-- GIVEN INFORMATION --
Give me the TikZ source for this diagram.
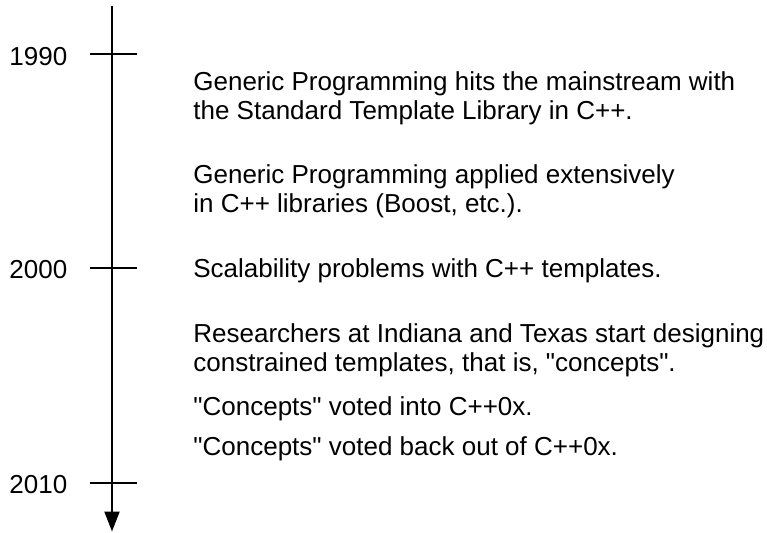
\documentclass[tikz,border=0pt]{standalone}
\usepackage{fontspec}
\setmainfont{Liberation Sans}
\usetikzlibrary{arrows.meta}
\begin{document}
\begin{tikzpicture}[x=0.5pt,y=-0.5pt,
  axisline/.style={line width=1pt},
  yearlbl/.style={anchor=base west,inner sep=0pt,font=\fontsize{13pt}{15pt}\selectfont},
  event/.style={anchor=base west,inner sep=0pt,align=left,font=\fontsize{13pt}{14.5pt}\selectfont}]
\useasboundingbox (0,0) rectangle (767,532);
\coordinate (top) at (112,6);
\coordinate (bottom) at (112,531.5);
\draw[axisline,-{Triangle[length=10pt,width=7.5pt]}] (top) -- (bottom);
% ticks
\foreach \y/\n in {54/a,268/b,483/c}{
  \coordinate (t\n l) at (90,\y);
  \coordinate (t\n r) at (137,\y);
  \draw[axisline] (t\n l) -- (t\n r);
}
\node[yearlbl] (y1990) at (9,65) {1990};
\node[yearlbl] (y2000) at (9,278) {2000};
\node[yearlbl] (y2010) at (9,493) {2010};
\node[event] (e1) at (193,119) {Generic Programming hits the mainstream with\\the Standard Template Library in C++.};
\node[event] (e2) at (193,212) {Generic Programming applied extensively\\in C++ libraries (Boost, etc.).};
\node[event] (e3) at (193,277) {Scalability problems with C++ templates.};
\node[event] (e4) at (193,371) {Researchers at Indiana and Texas start designing\\constrained templates, that is, \textquotedbl concepts\textquotedbl.};
\node[event] (e5) at (193,415) {\textquotedbl Concepts\textquotedbl{} voted into C++0x.};
\node[event] (e6) at (193,455) {\textquotedbl Concepts\textquotedbl{} voted back out of C++0x.};
\end{tikzpicture}
\end{document}
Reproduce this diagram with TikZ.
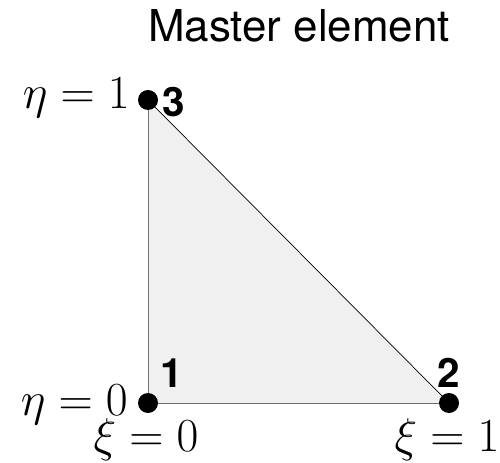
\RequirePackage{fix-cm}
\documentclass[tikz,border=0pt]{standalone}
\usepackage{fontspec}
\setsansfont{TeX Gyre Heros}
\usepackage{xcolor}
\usepackage{tikz}
\usetikzlibrary{positioning,calc}

\definecolor{elemfill}{RGB}{240,240,240}
\definecolor{elemedge}{RGB}{110,110,110}

\tikzset{
  vertexdot/.style={circle, fill=black, inner sep=0pt, minimum size=0.4cm},
  vertexnum/.style={font=\fontsize{23}{27}\sffamily\bfseries, inner sep=0pt},
  coordlabel/.style={font=\fontsize{27}{32}\selectfont, inner sep=0pt}
}

\begin{document}
\begin{tikzpicture}
\useasboundingbox (0,0) rectangle (10,9.24);

% Vertices of the master triangle
\coordinate (p1) at (2.96,1.18);
\coordinate (p2) at (8.98,1.18);
\coordinate (p3) at (2.96,7.24);

% Element
\fill[elemfill] (p1) -- (p2) -- (p3) -- cycle;
\draw[elemedge] (p2) -- (p1) -- (p3);
\draw[black] (p2) -- (p3);

% Nodes
\node[vertexdot] (n1) at (p1) {};
\node[vertexdot] (n2) at (p2) {};
\node[vertexdot] (n3) at (p3) {};

\node[vertexnum] (l1) at (3.44,1.78) {1};
\node[vertexnum] (l2) at (8.98,1.78) {2};
\node[vertexnum] (l3) at (3.48,7.20) {3};

% Coordinate values
\node[coordlabel, anchor=base east] (eta1) at (2.60,7.06) {$\eta=1$};
\node[coordlabel, anchor=base east] (eta0) at (2.56,0.94) {$\eta=0$};
\node[coordlabel, anchor=north] (xi0) at (2.92,0.88) {$\xi=0$};
\node[coordlabel, anchor=north] (xi1) at (8.94,0.88) {$\xi=1$};

% Title
\node[font=\fontsize{25}{30}\sffamily, anchor=base] (title) at (5.98,8.40) {Master element};
\end{tikzpicture}
\end{document}
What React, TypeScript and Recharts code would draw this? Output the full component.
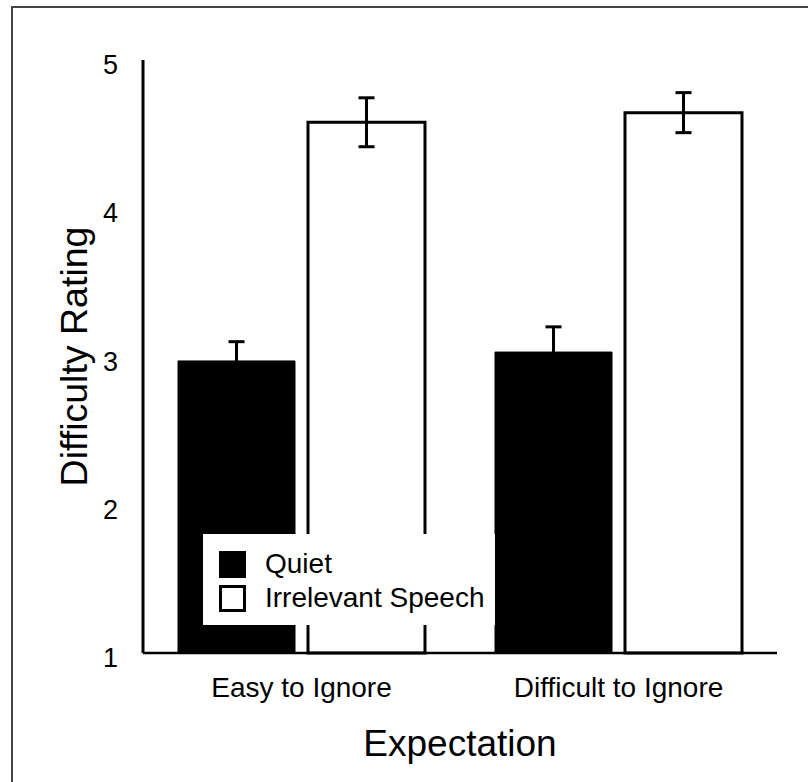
import React from 'react';
import { BarChart, Bar, XAxis, YAxis, ErrorBar } from 'recharts';

const categories = ['Easy to Ignore', 'Difficult to Ignore'];
const quietValues = [2.97, 3.03];
const quietErrors = [0.13, 0.17];
const speechValues = [4.58, 4.645];
const speechErrors = [0.165, 0.135];
const yTicks = [1, 2, 3, 4, 5];
const seriesNames = ['Quiet', 'Irrelevant Speech'];
const seriesFills = ['#000', '#fff'];
const xTitle = 'Expectation';
const yTitle = 'Difficulty Rating';

const data = categories.map((c, i) => ({
  category: c,
  quiet: quietValues[i],
  quietErr: quietErrors[i],
  speech: speechValues[i],
  speechErr: speechErrors[i],
}));

const FONT = '"Liberation Sans", Arial, Helvetica, sans-serif';

const YTick = (props: any) => {
  const { x, y, payload } = props;
  return (
    <text x={x} y={y} dx={-17} dy={14} textAnchor="end" fontSize={27} fill="#000" fontFamily={FONT}>
      {payload.value}
    </text>
  );
};

const XTick = (props: any) => {
  const { x, y, payload } = props;
  return (
    <text x={x} y={y} dy={36} textAnchor="middle" fontSize={28} fill="#000" fontFamily={FONT}>
      {payload.value}
    </text>
  );
};

const LegendBox = () => (
  <div
    style={{
      position: 'absolute',
      left: 203,
      top: 534,
      width: 292,
      height: 91,
      background: '#fff',
      boxSizing: 'border-box',
      paddingLeft: 16,
      paddingTop: 13,
      fontFamily: FONT,
      fontSize: 28,
      color: '#000',
    }}
  >
    {seriesNames.map((name, i) => (
      <div key={name} style={{ display: 'flex', alignItems: 'center', height: 34 }}>
        <div
          style={{
            width: 27,
            height: 27,
            boxSizing: 'border-box',
            background: seriesFills[i],
            border: '3px solid #000',
            marginRight: 19,
            flex: 'none',
          }}
        />
        <span style={{ lineHeight: '34px', whiteSpace: 'nowrap' }}>{name}</span>
      </div>
    ))}
  </div>
);

export default function App() {
  return (
    <div
      style={{
        position: 'absolute',
        left: 0,
        top: 0,
        width: 808,
        height: 782,
        overflow: 'hidden',
        background: '#fff',
      }}
    >
      <div
        style={{
          position: 'absolute',
          left: 11,
          top: 6,
          width: 1000,
          height: 1000,
          borderTop: '2px solid #444',
          borderLeft: '2px solid #444',
        }}
      />
      <div style={{ position: 'absolute', left: 0, top: 0 }}>
        <BarChart
          width={808}
          height={782}
          data={data}
          margin={{ top: 60, right: 31, bottom: 0, left: 0 }}
          barCategoryGap={35}
          barGap={13}
        >
          <XAxis
            dataKey="category"
            height={129}
            axisLine={{ stroke: '#000', strokeWidth: 2.5 }}
            tickLine={false}
            tick={<XTick />}
            interval={0}
            label={{
              content: (p: any) => {
                const vb = p.viewBox || {};
                return (
                  <text
                    x={vb.x + vb.width / 2}
                    y={756}
                    textAnchor="middle"
                    fontSize={37}
                    fill="#000"
                    fontFamily={FONT}
                  >
                    {xTitle}
                  </text>
                );
              },
            }}
          />
          <YAxis
            type="number"
            domain={[1, 5]}
            ticks={yTicks}
            width={143}
            axisLine={{ stroke: '#000', strokeWidth: 3 }}
            tickLine={false}
            tick={<YTick />}
            interval={0}
            label={{
              content: (p: any) => {
                const vb = p.viewBox || {};
                const cy = vb.y + vb.height / 2;
                return (
                  <text
                    x={87}
                    y={cy}
                    transform={`rotate(-90, 87, ${cy})`}
                    textAnchor="middle"
                    fontSize={37.5}
                    fill="#000"
                    fontFamily={FONT}
                  >
                    {yTitle}
                  </text>
                );
              },
            }}
          />
          <Bar dataKey="quiet" name={seriesNames[0]} fill={seriesFills[0]} stroke="#000" strokeWidth={1} isAnimationActive={false}>
            <ErrorBar dataKey="quietErr" width={8} stroke="#000" strokeWidth={3} direction="y" />
          </Bar>
          <Bar dataKey="speech" name={seriesNames[1]} fill={seriesFills[1]} stroke="#000" strokeWidth={3} isAnimationActive={false}>
            <ErrorBar dataKey="speechErr" width={8} stroke="#000" strokeWidth={3} direction="y" />
          </Bar>
        </BarChart>
      </div>
      <LegendBox />
    </div>
  );
}
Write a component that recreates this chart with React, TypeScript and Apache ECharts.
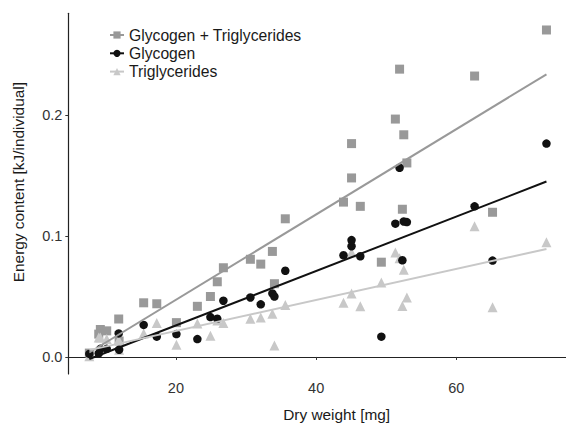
import React, { useEffect, useRef } from "react";
import * as echarts from "echarts";

// Dry weight [mg] of each individual
const dryWeight = [72.85, 51.9, 62.6, 51.3, 52.5, 45.05, 45.05, 52.94, 43.9, 46.3, 52.3, 65.16, 35.6, 49.3, 26.77, 33.76, 30.62, 32.1, 25.9, 34.05, 24.92, 23.06, 15.4, 17.27, 20.07, 11.84, 11.9, 9.22, 10.13, 8.99, 7.65];
// Energy content [kJ/individual]
const glycogenTrig = [0.2705, 0.2381, 0.2324, 0.1968, 0.1838, 0.1765, 0.1481, 0.1605, 0.1281, 0.1246, 0.1222, 0.1197, 0.1143, 0.0784, 0.0738, 0.0873, 0.0808, 0.0768, 0.0622, 0.0606, 0.05, 0.0419, 0.0448, 0.044, 0.0284, 0.0314, 0.0132, 0.0227, 0.0216, 0.0189, 0.0032];
const glycogen = [0.1765, 0.1565, 0.1246, 0.1103, 0.1121, 0.0916, 0.0967, 0.1116, 0.0841, 0.0833, 0.08, 0.0797, 0.0713, 0.0168, 0.0465, 0.0525, 0.0492, 0.0435, 0.0316, 0.05, 0.033, 0.0148, 0.0265, 0.0168, 0.0189, 0.0195, 0.006, 0.0067, 0.0067, 0.003, 0.0025];
const triglycerides = [0.0949, 0.0816, 0.1081, 0.0865, 0.0722, 0.0865, 0.0525, 0.0492, 0.0448, 0.0419, 0.0422, 0.0411, 0.043, 0.0616, 0.0281, 0.0357, 0.0316, 0.0327, 0.0302, 0.0095, 0.0176, 0.0276, 0.0195, 0.0281, 0.01, 0.0141, 0.0059, 0.016, 0.0149, 0.016, 0.0006];

const seriesNames = ["Glycogen + Triglycerides", "Glycogen", "Triglycerides"];
const xTicks = [20, 40, 60];
const yTicks = [0, 0.1, 0.2];

function fit(xs: number[], ys: number[]): [number, number][] {
  const n = xs.length;
  const mx = xs.reduce((a, b) => a + b, 0) / n;
  const my = ys.reduce((a, b) => a + b, 0) / n;
  let sxy = 0, sxx = 0;
  for (let i = 0; i < n; i++) { sxy += (xs[i] - mx) * (ys[i] - my); sxx += (xs[i] - mx) ** 2; }
  const b = sxy / sxx, a = my - b * mx;
  const x0 = Math.min(...xs), x1 = Math.max(...xs);
  return [[x0, a + b * x0], [x1, a + b * x1]];
}

export default function App() {
  const ref = useRef<HTMLDivElement>(null);
  useEffect(() => {
    if (!ref.current) return;
    const chart = echarts.init(ref.current, null, { renderer: "svg" });
    const font = "'Liberation Sans', Arial, Helvetica, sans-serif";
    const pts = (ys: number[]) => dryWeight.map((x, i) => [x, ys[i]]);
    const colors = ["#999999", "#111111", "#c8c8c8"];
    const symbols = ["rect", "circle", "triangle"];
    const sizes = [9, 8.5, 10];
    const dataSets = [glycogenTrig, glycogen, triglycerides];
    const lineSeries = seriesNames.map((name, k) => ({
      name,
      type: "line",
      data: fit(dryWeight, dataSets[k]),
      symbol: symbols[k],
      symbolSize: sizes[k],
      showSymbol: false,
      itemStyle: { color: colors[k] },
      lineStyle: { color: colors[k], width: 2 },
      z: 10,
      silent: true,
    }));
    const zs = [3, 5, 4];
    const scatterSeries = seriesNames.map((name, k) => ({
      name,
      type: "scatter",
      data: pts(dataSets[k]),
      symbol: symbols[k],
      symbolSize: sizes[k],
      itemStyle: { color: colors[k], opacity: 1 },
      z: zs[k],
    }));
    chart.setOption({
      animation: false,
      backgroundColor: "#ffffff",
      textStyle: { fontFamily: font },
      legend: {
        data: seriesNames,
        orient: "vertical",
        left: 104,
        top: 22,
        itemWidth: 14,
        itemHeight: 9,
        itemGap: 2.3,
        textStyle: { fontSize: 15.7, color: "#1a1a1a", fontFamily: font },
      },
      grid: { left: 68.3, right: 0, top: 13.3, bottom: 45.3, containLabel: false },
      xAxis: {
        type: "value",
        min: 4.65,
        max: 81.2,
        name: "Dry weight [mg]",
        nameLocation: "middle",
        nameGap: 33,
        nameTextStyle: { fontSize: 15.4, color: "#1a1a1a", fontFamily: font },
        axisLine: { lineStyle: { color: "#222", width: 1.2 } },
        axisTick: { customValues: xTicks, length: 3, lineStyle: { color: "#333" } },
        axisLabel: { customValues: xTicks, fontSize: 14.5, color: "#333", margin: 6, fontFamily: font },
        splitLine: { show: false },
      },
      yAxis: {
        type: "value",
        min: -0.0141,
        max: 0.2843,
        name: "Energy content [kJ/individual]",
        nameLocation: "middle",
        nameGap: 42,
        nameTextStyle: { fontSize: 15.4, color: "#1a1a1a", fontFamily: font, padding: [0, 0, 0, 23] },
        axisLine: { lineStyle: { color: "#222", width: 1.2 } },
        axisTick: { customValues: yTicks, length: 3, lineStyle: { color: "#333" } },
        axisLabel: { customValues: yTicks, fontSize: 14.5, color: "#333", margin: 6, fontFamily: font, formatter: (v: number) => v.toFixed(1) },
        splitLine: { show: false },
      },
      series: [...lineSeries, ...scatterSeries],
    });
    return () => chart.dispose();
  }, []);
  return (
    <div style={{ position: "fixed", left: 0, top: 0, width: 566, height: 427, overflow: "hidden" }}>
      <div ref={ref} style={{ width: 605, height: 427 }} />
    </div>
  );
}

-- WORK REQUIRED --
Say how many lines above contain the string "that". Answer with the number only.

-- RESULT --
2